Data block:
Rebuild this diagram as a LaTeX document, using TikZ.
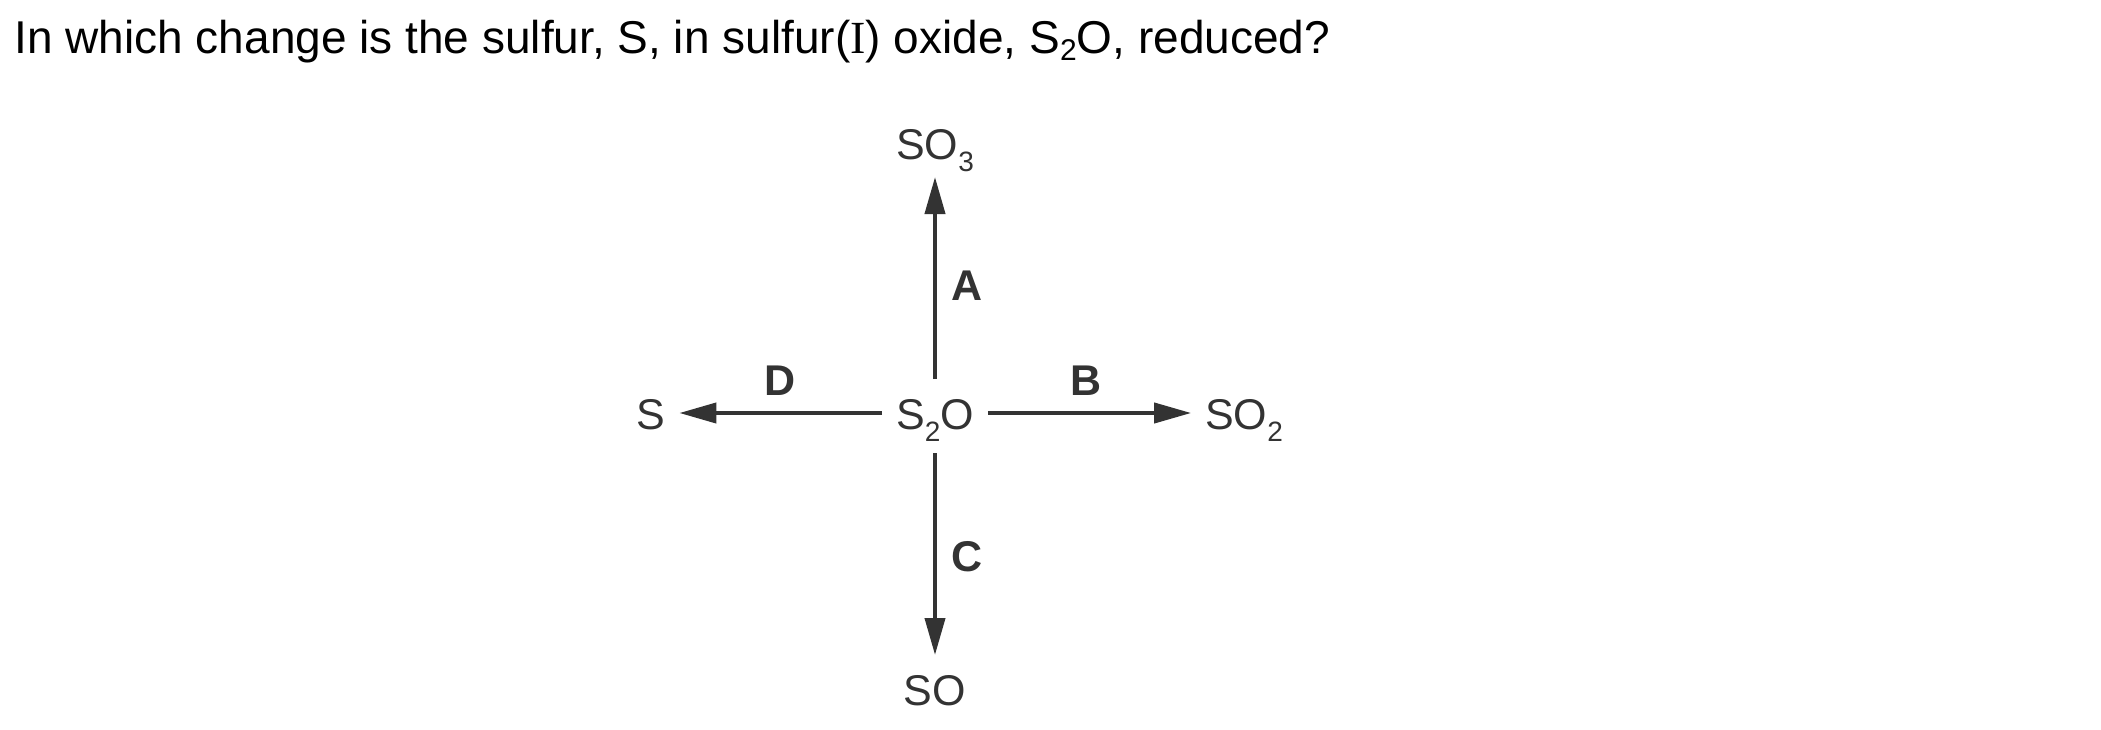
\documentclass[tikz,border=0pt]{standalone}
\usepackage{fontspec}
\setmainfont{Liberation Sans}
\newfontfamily\serifI{Liberation Serif}
\usetikzlibrary{arrows.meta}
\newcommand{\dsub}[1]{\raisebox{-6pt}{\fontsize{14}{14}\selectfont #1}}
\newcommand{\tsub}[1]{\raisebox{-3.5pt}{\fontsize{15}{15}\selectfont #1}}
\definecolor{diag}{gray}{0.2}
\begin{document}
\begin{tikzpicture}[x=0.5pt,y=-0.5pt,
  chem/.style={inner sep=0pt, outer xsep=7pt, outer ysep=9pt, text height=16pt, text depth=0pt,
    font=\fontsize{21.5}{25}\selectfont, text=diag},
  lab/.style={inner sep=0pt, text height=16pt, text depth=0pt,
    font=\fontsize{21.5}{25}\selectfont\bfseries, text=diag},
  arr/.style={draw=diag, line width=2pt, -{Triangle[length=18.5pt,width=10pt]}}]
\useasboundingbox (0,0) rectangle (2101,729);
\node[anchor=base west, inner sep=0pt, font=\fontsize{23}{27}\selectfont] (title) at (14,53)
  {In which change is the sulfur, S, in sulfur({\serifI I}) oxide, S\tsub{2}O, reduced?};
\node[chem] (s2o) at (935,413) {S\dsub{2}O};
\node[chem] (so3) at (935,143) {SO\dsub{3}};
\node[chem] (so2) at (1244,413) {SO\dsub{2}};
\node[chem] (so) at (935,689) {SO};
\node[chem] (s) at (651,413) {S};
\draw[arr] (s2o) -- (so3);
\draw[arr] (s2o) -- (so2);
\draw[arr, shorten <=3pt] (s2o) -- (so);
\draw[arr] (s2o) -- (s);
\node[lab] (la) at (967,284) {A};
\node[lab] (lb) at (1086,379) {B};
\node[lab] (lc) at (967,555) {C};
\node[lab] (ld) at (780,379) {D};
\end{tikzpicture}
\end{document}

Problem requirements:
Set down the material above as is, without any pictures.

Response below:
Rebuild this diagram as a LaTeX document, using TikZ.
\documentclass[tikz,border=0pt]{standalone}
\usepackage{fontspec}
\setmainfont{Liberation Sans}
\newfontfamily\serifI{Liberation Serif}
\usetikzlibrary{arrows.meta}
\newcommand{\dsub}[1]{\raisebox{-6pt}{\fontsize{14}{14}\selectfont #1}}
\newcommand{\tsub}[1]{\raisebox{-3.5pt}{\fontsize{15}{15}\selectfont #1}}
\definecolor{diag}{gray}{0.2}
\begin{document}
\begin{tikzpicture}[x=0.5pt,y=-0.5pt,
  chem/.style={inner sep=0pt, outer xsep=7pt, outer ysep=9pt, text height=16pt, text depth=0pt,
    font=\fontsize{21.5}{25}\selectfont, text=diag},
  lab/.style={inner sep=0pt, text height=16pt, text depth=0pt,
    font=\fontsize{21.5}{25}\selectfont\bfseries, text=diag},
  arr/.style={draw=diag, line width=2pt, -{Triangle[length=18.5pt,width=10pt]}}]
\useasboundingbox (0,0) rectangle (2101,729);
\node[anchor=base west, inner sep=0pt, font=\fontsize{23}{27}\selectfont] (title) at (14,53)
  {In which change is the sulfur, S, in sulfur({\serifI I}) oxide, S\tsub{2}O, reduced?};
\node[chem] (s2o) at (935,413) {S\dsub{2}O};
\node[chem] (so3) at (935,143) {SO\dsub{3}};
\node[chem] (so2) at (1244,413) {SO\dsub{2}};
\node[chem] (so) at (935,689) {SO};
\node[chem] (s) at (651,413) {S};
\draw[arr] (s2o) -- (so3);
\draw[arr] (s2o) -- (so2);
\draw[arr, shorten <=3pt] (s2o) -- (so);
\draw[arr] (s2o) -- (s);
\node[lab] (la) at (967,284) {A};
\node[lab] (lb) at (1086,379) {B};
\node[lab] (lc) at (967,555) {C};
\node[lab] (ld) at (780,379) {D};
\end{tikzpicture}
\end{document}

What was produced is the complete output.